The request: Line by line, repeat the data below exactly, beginning at the first line and ending at the line with "from matplotlib import transforms". Omit pictures.

Supplied information:
§ §

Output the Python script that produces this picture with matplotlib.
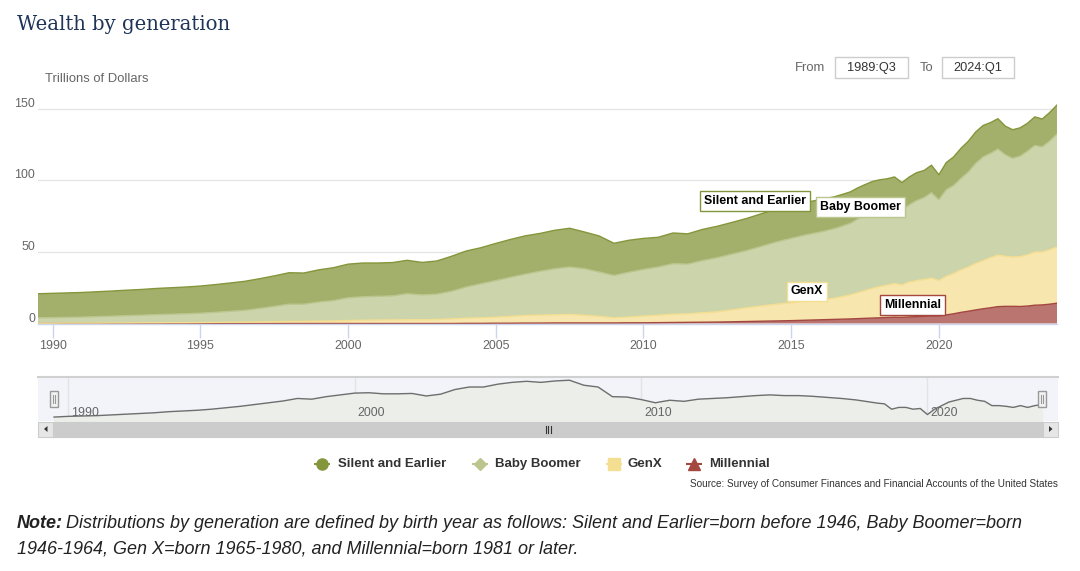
import numpy as np
import matplotlib
matplotlib.use("Agg")
import matplotlib.pyplot as plt
from matplotlib.patches import Rectangle, Polygon
from matplotlib import transforms

# ---------------- data (trillions of dollars) ----------------
quarters = [
    "1989Q3", "1990Q1", "1990Q3", "1991Q1", "1991Q3", "1992Q1", "1992Q3", "1993Q1", "1993Q3",
    "1994Q1", "1994Q3", "1995Q1", "1995Q3", "1996Q1", "1996Q3", "1997Q1", "1997Q3", "1998Q1",
    "1998Q3", "1999Q1", "1999Q3", "2000Q1", "2000Q3", "2001Q1", "2001Q3", "2002Q1", "2002Q3",
    "2003Q1", "2003Q3", "2004Q1", "2004Q3", "2005Q1", "2005Q3", "2006Q1", "2006Q3", "2007Q1",
    "2007Q3", "2008Q1", "2008Q3", "2009Q1", "2009Q3", "2010Q1", "2010Q3", "2011Q1", "2011Q3",
    "2012Q1", "2012Q3", "2013Q1", "2013Q3", "2014Q1", "2014Q3", "2015Q1", "2015Q3", "2016Q1",
    "2016Q3",
    "2017Q1", "2017Q2", "2017Q3", "2017Q4", "2018Q1", "2018Q2", "2018Q3", "2018Q4",
    "2019Q1", "2019Q2", "2019Q3", "2019Q4", "2020Q1", "2020Q2", "2020Q3", "2020Q4",
    "2021Q1", "2021Q2", "2021Q3", "2021Q4", "2022Q1", "2022Q2", "2022Q3", "2022Q4",
    "2023Q1", "2023Q2", "2023Q3", "2023Q4", "2024Q1",
]

silent = [
    16.8, 17.0, 17.1, 17.2, 17.4, 17.6, 17.8, 18.0, 18.3,
    18.5, 18.7, 19.0, 19.4, 19.8, 20.3, 20.8, 21.3, 22.0,
    21.8, 22.5, 23.0, 23.5, 23.6, 23.3, 23.3, 23.4, 22.7,
    23.2, 24.5, 25.2, 25.2, 26.0, 26.5, 26.8, 26.5, 26.9,
    27.1, 25.7, 25.2, 22.5, 22.4, 21.7, 20.8, 21.5, 21.2,
    21.8, 22.0, 22.2, 22.5, 22.8, 23.0, 22.8, 22.8, 22.6,
    22.3,
    22.0, 21.8, 21.6, 21.3, 21.0, 20.7, 20.5, 19.0,
    19.5, 19.5, 19.0, 19.2, 17.5, 19.0, 20.0, 21.0,
    21.5, 22.0, 22.0, 21.5, 21.2, 20.0, 20.0, 19.8,
    19.5, 20.0, 19.5, 20.0, 20.3,
]

boomer = [
    3.8, 3.9, 4.0, 4.2, 4.5, 4.7, 5.1, 5.3, 5.7,
    5.9, 6.2, 6.5, 7.0, 7.6, 8.2, 9.4, 10.7, 12.0,
    12.0, 13.3, 14.2, 15.9, 16.4, 16.6, 16.8, 18.2, 17.4,
    17.7, 19.3, 21.8, 23.8, 25.6, 27.3, 28.9, 30.6, 32.2,
    33.2, 32.5, 31.0, 29.6, 31.3, 32.6, 33.7, 35.3, 34.7,
    36.5, 37.8, 39.0, 40.0, 41.7, 43.5, 45.0, 46.5, 47.7,
    48.7,
    50.0, 51.5, 52.5, 53.5, 53.7, 53.7, 54.0, 52.5,
    54.0, 56.0, 57.2, 59.7, 56.5, 60.5, 61.5, 64.0,
    66.5, 70.0, 72.5, 73.0, 74.2, 71.0, 69.0, 70.2,
    72.5, 74.5, 73.5, 76.0, 79.0,
]

genx = [
    0.2, 0.2, 0.3, 0.3, 0.3, 0.4, 0.4, 0.5, 0.5,
    0.6, 0.6, 0.7, 0.8, 0.9, 1.0, 1.1, 1.3, 1.5,
    1.5, 1.7, 1.8, 2.1, 2.3, 2.4, 2.5, 2.6, 2.6,
    2.8, 3.2, 3.6, 3.9, 4.2, 4.8, 5.3, 5.6, 5.7,
    5.9, 5.4, 4.6, 3.6, 4.0, 4.7, 5.2, 5.8, 6.0,
    6.6, 7.2, 8.3, 9.6, 10.7, 11.7, 12.5, 13.2, 13.7,
    14.9,
    16.8, 18.1, 19.4, 20.7, 21.8, 22.6, 23.6, 22.7,
    24.4, 25.2, 25.8, 26.5, 24.7, 27.0, 28.2, 29.7,
    30.9, 32.5, 33.7, 35.0, 36.0, 35.0, 34.5, 34.9,
    35.8, 37.2, 37.0, 38.0, 39.3,
]

millennial = [
    0.0, 0.0, 0.0, 0.0, 0.0, 0.0, 0.0, 0.0, 0.0,
    0.0, 0.0, 0.0, 0.0, 0.0, 0.0, 0.0, 0.0, 0.0,
    0.0, 0.0, 0.0, 0.0, 0.0, 0.0, 0.0, 0.0, 0.0,
    0.0, 0.0, 0.1, 0.1, 0.2, 0.2, 0.3, 0.3, 0.4,
    0.4, 0.4, 0.4, 0.4, 0.5, 0.5, 0.6, 0.7, 0.8,
    0.9, 1.0, 1.2, 1.4, 1.6, 1.8, 2.0, 2.3, 2.6,
    2.9,
    3.2, 3.4, 3.6, 3.8, 4.0, 4.2, 4.4, 4.3,
    4.6, 4.8, 5.0, 5.3, 5.3, 6.0, 6.8, 7.8,
    8.6, 9.5, 10.3, 11.0, 11.8, 12.0, 12.0, 11.9,
    12.2, 12.8, 13.0, 13.5, 14.2,
]

series_names = ["Silent and Earlier", "Baby Boomer", "GenX", "Millennial"]
x_ticks = [1990, 1995, 2000, 2005, 2010, 2015, 2020]
y_ticks = [0, 50, 100, 150]
nav_ticks = [1990, 2000, 2010, 2020]
range_from, range_to = "1989:Q3", "2024:Q1"

for arr in (silent, boomer, genx, millennial):
    assert len(arr) == len(quarters)

x = np.array([int(q[:4]) + (int(q[-1]) - 1) / 4 for q in quarters])

# ---------------- style ----------------
FONT = "Liberation Sans"
plt.rcParams["font.family"] = [FONT, "DejaVu Sans"]
c_line = {"Silent and Earlier": "#84963b", "Baby Boomer": "#bac68e",
          "GenX": "#f4de92", "Millennial": "#a34740"}
c_fill = {"Silent and Earlier": "#a3b06c", "Baby Boomer": "#cbd4aa",
          "GenX": "#f7e6ad", "Millennial": "#ba7570"}

W, H = 1080, 571
fig = plt.figure(figsize=(W / 100, H / 100), dpi=100)
fig.patch.set_facecolor("white")


def frac(l, t, r, b):
    return [l / W, 1 - b / H, (r - l) / W, (b - t) / H]


# ---------------- main chart ----------------
ax = fig.add_axes(frac(38, 94.7, 1057, 323.5))
ax.set_xlim(x[0], x[-1])
ax.set_ylim(0, 160)
for v in y_ticks[1:]:
    ax.axhline(v, color="#e6e6e6", lw=1, zorder=0)

vals = [np.array(millennial), np.array(genx), np.array(boomer), np.array(silent)]
names_bottom_up = ["Millennial", "GenX", "Baby Boomer", "Silent and Earlier"]
ax.stackplot(x, *vals, colors=[c_fill[n] for n in names_bottom_up], lw=0, zorder=1)
cum = np.cumsum(np.vstack(vals), axis=0)
for i, n in enumerate(names_bottom_up):
    ax.plot(x, cum[i], color=c_line[n], lw=1, zorder=2)

for s in ["top", "left", "right"]:
    ax.spines[s].set_visible(False)
ax.spines["bottom"].set_color("#ccd6eb")
ax.spines["bottom"].set_linewidth(1)
ax.set_xticks(x_ticks)
ax.set_xticklabels([str(t) for t in x_ticks])
ax.tick_params(axis="x", direction="out", length=10, width=1, color="#ccd6eb",
               labelcolor="#666666", labelsize=8.9, pad=2)
ax.set_yticks([])
ytrans = transforms.offset_copy(ax.get_yaxis_transform(), fig=fig, x=-3, y=5, units="dots")
for v in y_ticks:
    ax.text(0, v, str(v), transform=ytrans, ha="right", va="center",
            fontsize=8.9, color="#666666")

# series labels
label_pos = {"Silent and Earlier": (2013.76, 85.5), "Baby Boomer": (2017.36, 81.3),
             "GenX": (2015.53, 22.4), "Millennial": (2019.12, 13.0)}
for n in series_names:
    lx, ly = label_pos[n]
    ax.text(lx, ly, n, ha="center", va="center", fontsize=8.9, fontweight="bold",
            color="#000000", zorder=5,
            bbox=dict(boxstyle="square,pad=0.32", fc="white", ec=c_line[n], lw=1))

# ---------------- navigator ----------------
nav = fig.add_axes(frac(38, 377, 1058, 421))
nav.set_facecolor("#f2f4f9")
nav.set_xlim(1988.94, 2024.56)
nav.set_ylim(15.7, 28.0)
navlab = transforms.offset_copy(nav.get_xaxis_transform(), fig=fig, x=3, y=0, units="dots")
for t in nav_ticks:
    nav.axvline(t, color="#e3e3e3", lw=1, zorder=0)
    nav.text(t, 0.18, str(t), transform=navlab, fontsize=8.9, color="#666666",
             ha="left", va="center", zorder=3)
nav.fill_between(x, silent, 15.7, color="#eceeea", zorder=1)
nav.plot(x, silent, color="#6e6e6e", lw=1, zorder=2)
nav.set_xticks([])
nav.set_yticks([])
for s in ["left", "right", "bottom"]:
    nav.spines[s].set_visible(False)
nav.spines["top"].set_color("#d0d0d0")
nav.spines["top"].set_linewidth(1.5)

# ---------------- overlay (pixel coordinates) ----------------
ov = fig.add_axes([0, 0, 1, 1])
ov.set_xlim(0, W)
ov.set_ylim(H, 0)
ov.set_axis_off()

# navigator handles at the ends of the data range
for xv in (x[0], x[-1]):
    hx = nav.transData.transform((xv, 20))[0] * W / fig.bbox.width
    ov.add_patch(Rectangle((hx - 4, 391), 8, 16, fc="#f2f2f2", ec="#999999", lw=1, zorder=5))
    ov.plot([hx - 1.2, hx - 1.2], [395, 403], color="#999999", lw=0.8, zorder=6)
    ov.plot([hx + 1.2, hx + 1.2], [395, 403], color="#999999", lw=0.8, zorder=6)

# scrollbar
ov.add_patch(Rectangle((38, 421.5), 1020, 15.5, fc="#f2f2f2", ec="none"))
ov.add_patch(Rectangle((53, 421.5), 990, 15.5, fc="#cccccc", ec="#cccccc", lw=0.8))
for bx in (38, 1043):
    ov.add_patch(Rectangle((bx, 421.5), 15, 15.5, fc="#e6e6e6", ec="#cccccc", lw=0.8))
ov.add_patch(Polygon([(47.5, 426), (47.5, 432), (44, 429)], closed=True, fc="#333333", ec="none"))
ov.add_patch(Polygon([(1049, 426), (1049, 432), (1052.5, 429)], closed=True, fc="#333333", ec="none"))
for gx in (545.5, 548, 550.5):
    ov.plot([gx, gx], [425.5, 432.5], color="#333333", lw=0.8)

# title & axis title
ov.text(17, 25, "Wealth by generation", fontsize=14.1, family="DejaVu Serif",
        color="#1f3458", va="center", ha="left")
ov.text(45, 79, "Trillions of Dollars", fontsize=9.4, color="#666666", va="center", ha="left")

# range selector
ov.text(795, 68, "From", fontsize=9.4, color="#666666", va="center", ha="left")
ov.add_patch(Rectangle((835, 57), 73, 21, fc="white", ec="#cccccc", lw=1))
ov.text(871.5, 68, range_from, fontsize=9.2, color="#333333", va="center", ha="center")
ov.text(920, 68, "To", fontsize=9.4, color="#666666", va="center", ha="left")
ov.add_patch(Rectangle((942, 57), 72, 21, fc="white", ec="#cccccc", lw=1))
ov.text(978, 68, range_to, fontsize=9.2, color="#333333", va="center", ha="center")

# legend
leg_marker = {"Silent and Earlier": ("o", 322, 8), "Baby Boomer": ("D", 480, 6.5),
              "GenX": ("s", 614, 8), "Millennial": ("^", 694, 8)}
leg_text_x = {"Silent and Earlier": 338, "Baby Boomer": 495, "GenX": 628, "Millennial": 709}
ly = 464
for n in series_names:
    m, mx, ms = leg_marker[n]
    ov.plot([mx - 8, mx + 8], [ly, ly], color=c_line[n], lw=1.5, solid_capstyle="butt")
    ov.plot([mx], [ly], marker=m, ms=ms, color=c_line[n], mec=c_line[n])
    ov.text(leg_text_x[n], ly, n, fontsize=9.5, fontweight="bold", color="#333333",
            va="center", ha="left")

ov.text(1058, 484, "Source: Survey of Consumer Finances and Financial Accounts of the United States",
        fontsize=7.2, color="#333333", va="center", ha="right")

# note
NOTE_FS = 13.0
ov.text(17, 523, "Note:", fontsize=NOTE_FS, fontweight="bold", fontstyle="italic",
        color="#222222", va="center", ha="left")
ov.text(66, 523, "Distributions by generation are defined by birth year as follows: "
        "Silent and Earlier=born before 1946, Baby Boomer=born",
        fontsize=NOTE_FS, fontstyle="italic", color="#222222", va="center", ha="left")
ov.text(17, 549, "1946-1964, Gen X=born 1965-1980, and Millennial=born 1981 or later.",
        fontsize=NOTE_FS, fontstyle="italic", color="#222222", va="center", ha="left")

fig.savefig("out.png", dpi=100, facecolor="white")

§ §

Written answer:
Output the Python script that produces this picture with matplotlib.
import numpy as np
import matplotlib
matplotlib.use("Agg")
import matplotlib.pyplot as plt
from matplotlib.patches import Rectangle, Polygon
from matplotlib import transforms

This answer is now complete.